Sarre Anglo-Saxon cemetery is a place of burial that was used in the sixth and seventh centuries CE.
==Background==

With the advent of the Anglo-Saxon period in the fifth century CE, the area that became Kent underwent a radical transformation on a political, social, and physical level. In the preceding era of Roman Britain, the area had been administered as the ''civitas'' of ''Cantiaci'', a part of the Roman Empire, but following the collapse of Roman rule in 410 CE, many signs of Romano-British society began to disappear, replaced by those of the ascendant Anglo-Saxon culture. Later Anglo-Saxon accounts attribute this change to the widescale invasion of Germanic language tribes from northern Europe, namely the Angles, Saxons, and Jutes. Archaeological and toponymic evidence shows that there was a great deal of syncretism, with Anglo-Saxon culture interacting and mixing with the Romano-British culture.

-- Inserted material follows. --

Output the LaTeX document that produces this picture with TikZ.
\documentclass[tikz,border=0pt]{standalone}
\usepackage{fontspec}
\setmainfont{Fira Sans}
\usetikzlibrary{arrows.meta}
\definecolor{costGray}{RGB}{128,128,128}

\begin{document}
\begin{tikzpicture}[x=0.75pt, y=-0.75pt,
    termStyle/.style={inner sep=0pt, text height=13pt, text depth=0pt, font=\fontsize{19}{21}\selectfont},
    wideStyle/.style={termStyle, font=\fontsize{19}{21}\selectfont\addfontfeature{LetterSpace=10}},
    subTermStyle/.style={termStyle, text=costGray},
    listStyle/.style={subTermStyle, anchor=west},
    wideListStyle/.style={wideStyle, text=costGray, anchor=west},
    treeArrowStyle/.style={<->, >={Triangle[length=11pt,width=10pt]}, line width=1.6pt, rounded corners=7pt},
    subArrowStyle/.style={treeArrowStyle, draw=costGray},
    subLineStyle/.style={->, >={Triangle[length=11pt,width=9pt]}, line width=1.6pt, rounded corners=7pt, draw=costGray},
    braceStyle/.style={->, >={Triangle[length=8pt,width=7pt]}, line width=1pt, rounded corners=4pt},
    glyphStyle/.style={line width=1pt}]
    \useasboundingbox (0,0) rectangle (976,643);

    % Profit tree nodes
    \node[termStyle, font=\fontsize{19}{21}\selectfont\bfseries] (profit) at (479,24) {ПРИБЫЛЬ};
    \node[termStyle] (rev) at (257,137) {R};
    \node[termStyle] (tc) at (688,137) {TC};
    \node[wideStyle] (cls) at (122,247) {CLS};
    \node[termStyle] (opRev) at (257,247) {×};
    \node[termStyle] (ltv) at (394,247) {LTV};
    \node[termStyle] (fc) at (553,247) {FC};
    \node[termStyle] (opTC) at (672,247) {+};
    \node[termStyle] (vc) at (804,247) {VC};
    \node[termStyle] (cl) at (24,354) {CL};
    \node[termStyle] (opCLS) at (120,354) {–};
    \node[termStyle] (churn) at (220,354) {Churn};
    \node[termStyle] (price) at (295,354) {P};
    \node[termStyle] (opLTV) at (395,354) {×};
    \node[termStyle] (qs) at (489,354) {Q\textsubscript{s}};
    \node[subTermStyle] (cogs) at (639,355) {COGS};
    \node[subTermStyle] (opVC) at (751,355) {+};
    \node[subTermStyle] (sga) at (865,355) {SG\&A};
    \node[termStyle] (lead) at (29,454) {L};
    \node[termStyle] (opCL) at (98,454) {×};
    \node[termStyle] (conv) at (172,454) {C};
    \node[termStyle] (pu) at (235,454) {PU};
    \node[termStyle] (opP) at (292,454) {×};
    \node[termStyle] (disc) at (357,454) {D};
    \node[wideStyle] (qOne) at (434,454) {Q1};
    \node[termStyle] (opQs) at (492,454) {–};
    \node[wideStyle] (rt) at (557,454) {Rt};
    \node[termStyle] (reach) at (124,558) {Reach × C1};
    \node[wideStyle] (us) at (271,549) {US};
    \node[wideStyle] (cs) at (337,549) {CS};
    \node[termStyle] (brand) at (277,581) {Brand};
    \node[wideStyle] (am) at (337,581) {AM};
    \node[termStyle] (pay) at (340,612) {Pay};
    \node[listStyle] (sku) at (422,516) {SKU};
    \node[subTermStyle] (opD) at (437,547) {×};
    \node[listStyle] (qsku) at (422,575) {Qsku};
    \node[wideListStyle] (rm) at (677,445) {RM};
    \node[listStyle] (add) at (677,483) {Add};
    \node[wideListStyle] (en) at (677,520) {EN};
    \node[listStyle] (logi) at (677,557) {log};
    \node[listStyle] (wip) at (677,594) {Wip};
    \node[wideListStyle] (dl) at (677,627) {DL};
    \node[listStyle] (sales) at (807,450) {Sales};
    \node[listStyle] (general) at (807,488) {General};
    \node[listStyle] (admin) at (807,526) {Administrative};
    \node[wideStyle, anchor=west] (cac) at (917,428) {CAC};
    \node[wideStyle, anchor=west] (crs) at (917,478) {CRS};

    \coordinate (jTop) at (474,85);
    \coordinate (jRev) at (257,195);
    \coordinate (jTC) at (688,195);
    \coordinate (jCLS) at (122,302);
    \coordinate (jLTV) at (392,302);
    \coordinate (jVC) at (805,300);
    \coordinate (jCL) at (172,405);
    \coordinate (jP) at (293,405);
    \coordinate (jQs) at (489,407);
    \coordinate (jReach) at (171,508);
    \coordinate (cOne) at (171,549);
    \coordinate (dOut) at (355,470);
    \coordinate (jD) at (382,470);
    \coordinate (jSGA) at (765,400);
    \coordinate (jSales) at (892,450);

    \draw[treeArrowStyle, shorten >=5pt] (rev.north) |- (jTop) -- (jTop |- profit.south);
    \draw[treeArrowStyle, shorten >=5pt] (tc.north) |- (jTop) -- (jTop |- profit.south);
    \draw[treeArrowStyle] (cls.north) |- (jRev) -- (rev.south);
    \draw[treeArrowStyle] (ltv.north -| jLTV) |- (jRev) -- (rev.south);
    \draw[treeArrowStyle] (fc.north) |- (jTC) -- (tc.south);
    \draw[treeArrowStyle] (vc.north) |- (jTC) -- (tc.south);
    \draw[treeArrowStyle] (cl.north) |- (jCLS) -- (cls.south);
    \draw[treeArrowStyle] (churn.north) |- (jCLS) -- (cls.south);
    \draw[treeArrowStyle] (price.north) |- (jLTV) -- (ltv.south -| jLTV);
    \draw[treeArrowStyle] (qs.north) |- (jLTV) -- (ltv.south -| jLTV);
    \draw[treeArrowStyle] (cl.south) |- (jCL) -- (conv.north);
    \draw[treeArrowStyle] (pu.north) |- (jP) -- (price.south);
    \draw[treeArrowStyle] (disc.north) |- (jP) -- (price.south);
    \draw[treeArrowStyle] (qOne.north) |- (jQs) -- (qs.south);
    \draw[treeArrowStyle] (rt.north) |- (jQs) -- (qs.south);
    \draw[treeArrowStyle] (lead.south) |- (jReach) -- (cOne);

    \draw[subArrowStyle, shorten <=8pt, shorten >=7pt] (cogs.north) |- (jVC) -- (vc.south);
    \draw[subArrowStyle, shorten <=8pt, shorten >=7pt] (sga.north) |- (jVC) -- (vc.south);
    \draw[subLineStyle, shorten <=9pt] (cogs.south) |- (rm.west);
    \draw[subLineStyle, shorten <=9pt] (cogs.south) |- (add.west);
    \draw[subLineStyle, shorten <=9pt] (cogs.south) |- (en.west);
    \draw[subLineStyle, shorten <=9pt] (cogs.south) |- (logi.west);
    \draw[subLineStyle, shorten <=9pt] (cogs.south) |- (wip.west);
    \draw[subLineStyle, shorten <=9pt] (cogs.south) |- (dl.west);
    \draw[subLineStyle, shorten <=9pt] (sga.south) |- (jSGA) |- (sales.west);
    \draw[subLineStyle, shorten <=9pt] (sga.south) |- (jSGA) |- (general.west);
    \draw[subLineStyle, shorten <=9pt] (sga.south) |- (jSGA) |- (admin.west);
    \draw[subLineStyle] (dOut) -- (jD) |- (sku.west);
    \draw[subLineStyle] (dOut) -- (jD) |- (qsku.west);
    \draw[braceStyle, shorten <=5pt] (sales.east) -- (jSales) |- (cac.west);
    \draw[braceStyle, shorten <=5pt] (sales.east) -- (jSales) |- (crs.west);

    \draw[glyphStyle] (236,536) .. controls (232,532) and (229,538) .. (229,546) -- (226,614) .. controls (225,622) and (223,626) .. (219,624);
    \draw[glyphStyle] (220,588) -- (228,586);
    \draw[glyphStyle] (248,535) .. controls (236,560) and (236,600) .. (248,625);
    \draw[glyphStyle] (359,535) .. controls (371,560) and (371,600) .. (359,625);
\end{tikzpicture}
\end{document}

The Old English term ''Kent'' first appears in the Anglo-Saxon period, and was based on the earlier Celtic-language name ''Cantii''. Initially applied only to the area east of the River Medway, by the end of the sixth century it also referred to areas to the west of it. The Kingdom of Kent was the first recorded Anglo-Saxon kingdom to appear in the historical record, and by the end of sixth-century, it had become a significant political power, exercising hegemony over large parts of southern and eastern Britain. At the time, Kent had strong trade links with Francia, while the Kentish royal family married members of Francia's Merovingian dynasty, who were already Christian. Kentish King Æthelberht was the overlord of various neighbouring kingdoms when he converted to Christianity in the early seventh-century as a result of Augustine of Canterbury and the Gregorian mission, who had been sent by Pope Gregory to replace England's pagan beliefs with Christianity. It was in this context that the Polhill cemetery was in use.

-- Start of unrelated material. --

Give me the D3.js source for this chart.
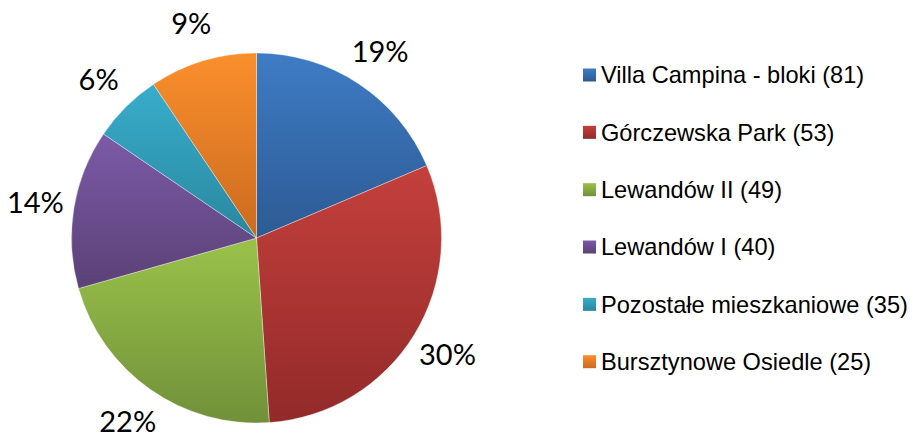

Kent has a wealth of Early Medieval funerary archaeology. The earliest excavation of Anglo-Saxon Kentish graves was in the 17th century, when antiquarians took an increasing interest in the material remains of the period. In the ensuing centuries, antiquarian interest gave way to more methodical archaeological investigation, and prominent archaeologists like Bryan Faussett, James Douglas, Cecil Brent, George Payne, and Charles Roach Smith "dominated" archaeological research in Kent.